Надо также отметить, что феня, о которой говорит Даль, на сегодня также пришла в упадок. Свой расцвет современный тюремно-уголовный жаргон получил во времена сталинских лагерей и более поздних советских тюрем, когда на одних нарах парились уголовники и профессора, работяги, инженера, славяне, азиаты, кавказцы, китайцы и чуть ли не полинезийцы, взаимно обогащая и рождая то, что мы сегодня называем этой самой феней. Но это уже совсем другая речь, — немного не та, свидетелем которой был Даль.
Пример такого синтеза — "гнать порожняк". Вероятно, фраза возникла из жаргона железнодорожников, хотя и Бог его знает откуда она взялась у них. Порожний — по украински значит пустой.

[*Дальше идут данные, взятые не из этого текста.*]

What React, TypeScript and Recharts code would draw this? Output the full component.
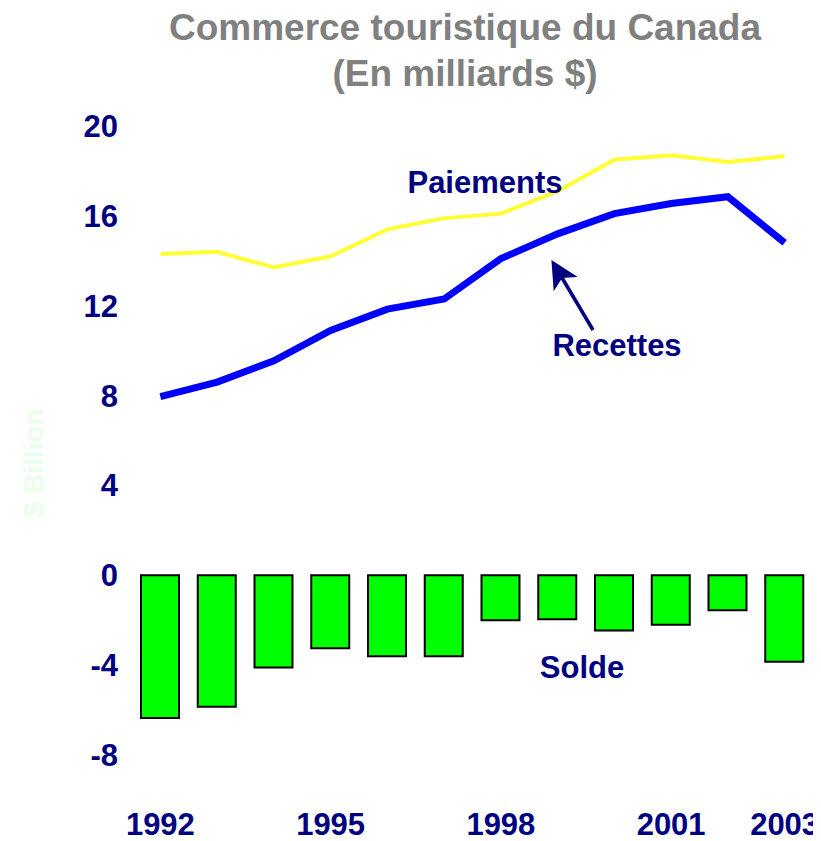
import React from 'react';
import { ComposedChart, Bar, Line, XAxis, YAxis } from 'recharts';

const YEARS = ['1992', '1993', '1994', '1995', '1996', '1997', '1998', '1999', '2000', '2001', '2002', '2003'];
const PAIEMENTS = [14.3, 14.4, 13.7, 14.2, 15.4, 15.9, 16.1, 17.1, 18.5, 18.7, 18.4, 18.65];
const RECETTES = [7.95, 8.6, 9.55, 10.9, 11.85, 12.3, 14.1, 15.2, 16.1, 16.55, 16.85, 14.8];
const SOLDE = [-6.35, -5.85, -4.1, -3.25, -3.6, -3.6, -2.0, -1.95, -2.45, -2.2, -1.55, -3.85];
const SHOWN_YEARS = ['1992', '1995', '1998', '2001', '2003'];
const Y_TICKS = [-8, -4, 0, 4, 8, 12, 16, 20];

const data = YEARS.map((year, i) => ({
  year,
  paiements: PAIEMENTS[i],
  recettes: RECETTES[i],
  solde: SOLDE[i],
}));

const NAVY = '#000080';
const FONT = '"Liberation Sans", Arial, sans-serif';

const tickStyle = { fill: NAVY, fontSize: 31, fontWeight: 700, fontFamily: FONT };

export default function App() {
  return (
    <div style={{ position: 'relative', width: 813, height: 833 }}>
      {/* chart runs to the window edge, keep scrollbars from eating into it */}
      <style>{'html { overflow: hidden; } .recharts-surface { overflow: visible; }'}</style>
      <ComposedChart
        width={813}
        height={833}
        data={data}
        margin={{ top: 118, right: 8, bottom: 11, left: 0 }}
        style={{ overflow: 'visible' }}
      >
        <XAxis
          dataKey="year"
          interval={0}
          height={30}
          axisLine={false}
          tickLine={false}
          tickSize={0}
          tickMargin={13}
          tick={tickStyle}
          tickFormatter={(v: string) => (SHOWN_YEARS.includes(v) ? v : '')}
        />
        <YAxis
          width={124}
          domain={[-10, 20]}
          ticks={Y_TICKS}
          axisLine={false}
          tickLine={false}
          tickSize={0}
          tickMargin={14}
          tick={tickStyle}
        />
        <Bar dataKey="solde" barSize={38} fill="#00FF00" stroke="#000000" strokeWidth={2} isAnimationActive={false} />
        <Line type="linear" dataKey="paiements" stroke="#FFFF33" strokeWidth={4} dot={false} isAnimationActive={false} />
        <Line type="linear" dataKey="recettes" stroke="#0000FF" strokeWidth={7} dot={false} isAnimationActive={false} />
      </ComposedChart>
      <svg
        width={813}
        height={833}
        style={{ position: 'absolute', left: 0, top: 0, pointerEvents: 'none' }}
        fontFamily={FONT}
        fontWeight={700}
      >
        <defs>
          <marker id="arrowhead" markerWidth="8" markerHeight="8" refX="6" refY="4" orient="auto" markerUnits="strokeWidth">
            <path d="M0,0 L8,4 L0,8 L2,4 Z" fill={NAVY} />
          </marker>
        </defs>
        <text x={457} y={32} textAnchor="middle" fill="#808080" fontSize={37}>
          Commerce touristique du Canada
        </text>
        <text x={457} y={78} textAnchor="middle" fill="#808080" fontSize={37}>
          (En milliards $)
        </text>
        <text
          x={25}
          y={455}
          textAnchor="middle"
          fill="#EAFFEA"
          fontSize={28}
          transform="rotate(-90 25 455)"
          dominantBaseline="central"
        >
          $ Billion
        </text>
        <text x={477} y={185} textAnchor="middle" fill={NAVY} fontSize={31}>
          Paiements
        </text>
        <text x={609} y={348} textAnchor="middle" fill={NAVY} fontSize={31}>
          Recettes
        </text>
        <text x={574} y={670} textAnchor="middle" fill={NAVY} fontSize={31}>
          Solde
        </text>
        <line x1={585} y1={322} x2={547} y2={258} stroke={NAVY} strokeWidth={3.5} markerEnd="url(#arrowhead)" />
      </svg>
    </div>
  );
}
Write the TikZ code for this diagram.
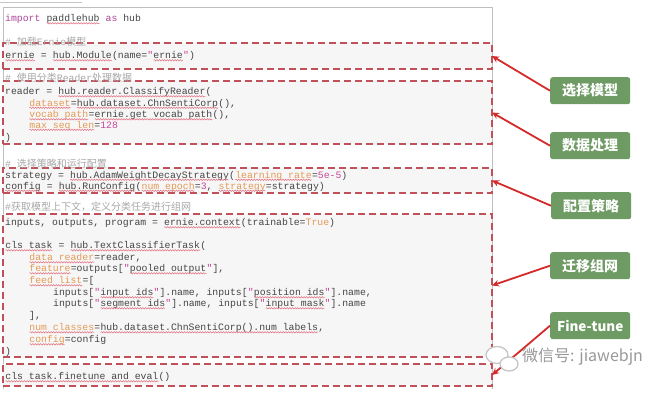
\documentclass[tikz,border=0pt]{standalone}
\usepackage{fontspec}
\setmonofont{Liberation Mono}
\newfontfamily\cjk{Noto Sans CJK SC}
\usetikzlibrary{arrows.meta,decorations.pathmorphing}
\definecolor{codegray}{HTML}{454545}
\definecolor{kwc}{HTML}{B0469A}
\definecolor{argc}{HTML}{E29A55}
\definecolor{numc}{HTML}{C8489A}
\definecolor{cmtc}{HTML}{A8A8A8}
\definecolor{boxred}{HTML}{C0505A}
\definecolor{arrred}{HTML}{D42A2A}
\definecolor{lblgreen}{HTML}{6E9A63}
\definecolor{boxfill}{HTML}{F7F6F6}
\definecolor{wavec}{HTML}{E27080}
\newcommand\wavy[2]{\tikz[baseline=(w.base),x=1pt,y=1pt]{\node[inner sep=0pt,outer sep=0pt,anchor=base west,text=#1] (w) at (0,0) {#2};\draw[wavec,line width=0.5pt,decorate,decoration={snake,amplitude=0.7pt,segment length=2.6pt}] ([yshift=-1.8pt]w.base west) -- ([yshift=-1.8pt]w.base east);}}
\newcommand\ckw[1]{\textcolor{kwc}{#1}}
\newcommand\carg[1]{\wavy{argc}{#1}}
\newcommand\cnum[1]{\textcolor{numc}{#1}}
\newcommand\cq{\textcolor{numc}{"}}
\newcommand\sq[1]{\wavy{codegray}{#1}}
\newcommand\zh[1]{{\cjk\fontsize{10}{11}\selectfont #1}}
\tikzset{
  code/.style={font=\ttfamily\fontsize{9.8}{11}\selectfont, text=codegray, inner sep=0pt, anchor=base west},
  cmt/.style={font=\ttfamily\fontsize{9.8}{11}\selectfont, text=cmtc, inner sep=0pt, anchor=base west},
  dbox/.style={draw=boxred, fill=boxfill, dashed, dash pattern=on 7pt off 4pt, line width=1.1pt, inner sep=0pt, outer sep=0pt, anchor=north west, minimum width=489pt},
  lbl/.style={fill=lblgreen, rounded corners=2.5pt, text=white, font=\cjk\bfseries\fontsize{14}{16}\selectfont, minimum width=80pt, minimum height=27pt, inner sep=0pt, anchor=north west},
  arr/.style={draw=arrred, line width=1.8pt, -{Stealth[length=7pt,width=6.5pt]}}
}
\begin{document}
\begin{tikzpicture}[x=1pt,y=-1pt]
\useasboundingbox (0,0) rectangle (663,404);
\fill[white] (0,0) rectangle (663,404);
% frame
\draw[gray!45, line width=0.6pt] (0,2.5) -- (82,2.5);
\draw[gray!50, line width=0.8pt] (3,389) -- (3,7) -- (492,7) -- (492,389);
% dashed boxes
\node[dbox, minimum height=26pt] (b1) at (3,43) {};
\node[dbox, minimum height=63pt] (b2) at (3,81) {};
\node[dbox, minimum height=25pt] (b3) at (3,168) {};
\node[dbox, minimum height=143pt] (b4) at (3,214) {};
\node[dbox, minimum height=22pt] (b5) at (3,364) {};
% code
\node[code] (l1) at (5,21.5) {\ckw{import} \sq{paddlehub} \ckw{as} hub};
\node[cmt] (c1) at (5,45.5) {\# \zh{加载}Ernie\zh{模型}};
\node[code] (l2) at (5,58.5) {\sq{ernie} = \sq{hub.Module}(name=\cq\sq{ernie}\cq)};
\node[cmt] (c2) at (5,81.5) {\# \zh{使用分类}Reader\zh{处理数据}};
\node[code] (l3) at (5,94.5) {reader = \sq{hub.reader.ClassifyReader}(};
\node[code] (l4) at (29,106) {\carg{dataset}=\sq{hub.dataset.ChnSentiCorp}(),};
\node[code] (l5) at (29,117.5) {\carg{vocab path}=\sq{ernie.get vocab path}(),};
\node[code] (l6) at (29,128) {\carg{max seq len}=\cnum{128}};
\node[code] (l7) at (5,140) {)};
\node[cmt] (c3) at (5,167) {\# \zh{选择策略和运行配置}};
\node[code] (l8) at (5,178) {strategy = \sq{hub.AdamWeightDecayStrategy}(\carg{learning rate}=\cnum{5e-5})};
\node[code] (l9) at (5,189) {\sq{config} = \sq{hub.RunConfig}(\carg{num epoch}=\cnum{3}, \carg{strategy}=strategy)};
\node[cmt] (c4) at (5,210.5) {\#\zh{获取模型上下文，定义分类任务进行组网}};
\node[code] (l10) at (5,225.5) {inputs, outputs, program = \sq{ernie.context}(trainable=\textcolor{argc}{True})};
\node[code] (l11) at (5,248.5) {\sq{cls task} = \sq{hub.TextClassifierTask}(};
\node[code] (l12) at (29,260.5) {\carg{data reader}=reader,};
\node[code] (l13) at (29,271.5) {\carg{feature}=outputs[\cq\sq{pooled output}\cq],};
\node[code] (l14) at (29,283.5) {\carg{feed list}=[};
\node[code] (l15) at (53,295.5) {inputs[\cq\sq{input ids}\cq].name, inputs[\cq\sq{position ids}\cq].name,};
\node[code] (l16) at (53,306.5) {inputs[\cq\sq{segment ids}\cq].name, inputs[\cq\sq{input mask}\cq].name};
\node[code] (l17) at (29,318.5) {],};
\node[code] (l18) at (29,330.5) {\carg{num classes}=\sq{hub.dataset.ChnSentiCorp().num labels},};
\node[code] (l19) at (29,342.5) {\carg{config}=config};
\node[code] (l20) at (5,354.5) {)};
\node[code] (l21) at (5,379.5) {\sq{cls task.finetune and eval}()};
% labels
\node[lbl] (t1) at (550,77) {选择模型};
\node[lbl] (t2) at (550,132) {数据处理};
\node[lbl] (t3) at (551,192) {配置策略};
\node[lbl] (t4) at (550,252) {迁移组网};
\node[lbl, font=\cjk\bfseries\fontsize{13.5}{16}\selectfont] (t5) at (550,312) {Fine-tune};
% arrows
\draw[arr] (t1.west) -- (b1.east);
\draw[arr] (t2.west) -- (b2.east);
\draw[arr] (t3.west) -- (b3.east);
\draw[arr] (t4.west) -- (b4.east);
\draw[arr] (t5.west) -- (b5.east);
% watermark
\draw[gray!45, line width=1.3pt, fill=white] (497,355) ellipse [x radius=11pt, y radius=8.5pt];
\draw[gray!45, line width=1.3pt, fill=white] (509,364) ellipse [x radius=9pt, y radius=7pt];
\node[font=\cjk\fontsize{16}{18}\selectfont, text=gray!80, inner sep=0pt, anchor=west] (wm) at (522,357) {微信号: jiawebjn};
\end{tikzpicture}
\end{document}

Основная же масса терминов — обычные слова русского языка, часто упрощенные, вульгаризированные, иногда просто в современном языке считающиеся устаревшими или берущие свое начало от общеславянских корней, которым иногда придается несколько иное, но, зачастую, остроумное значение.
Решка — решетка, акула — ножовочное полотно (для перепиливания решетки); барыга (ср. барыш, барыши) — скупщик краденого, торговец в зоне или осужденный по хозяйственным статьям, коммерсант; беспредел — беззаконие; тормоза — двери в камере; западло; заточка; следить за базаром (за метлой); подмотать вату — собрать вещи, съехать (от камерного скрутить матрас — вату, при выезде из хаты); гнать — переживать, говорить не в тему, или против, или неправду; опустить, обидеть — изнасиловать; пацан; мужик; общак; кум — опер, и т. п.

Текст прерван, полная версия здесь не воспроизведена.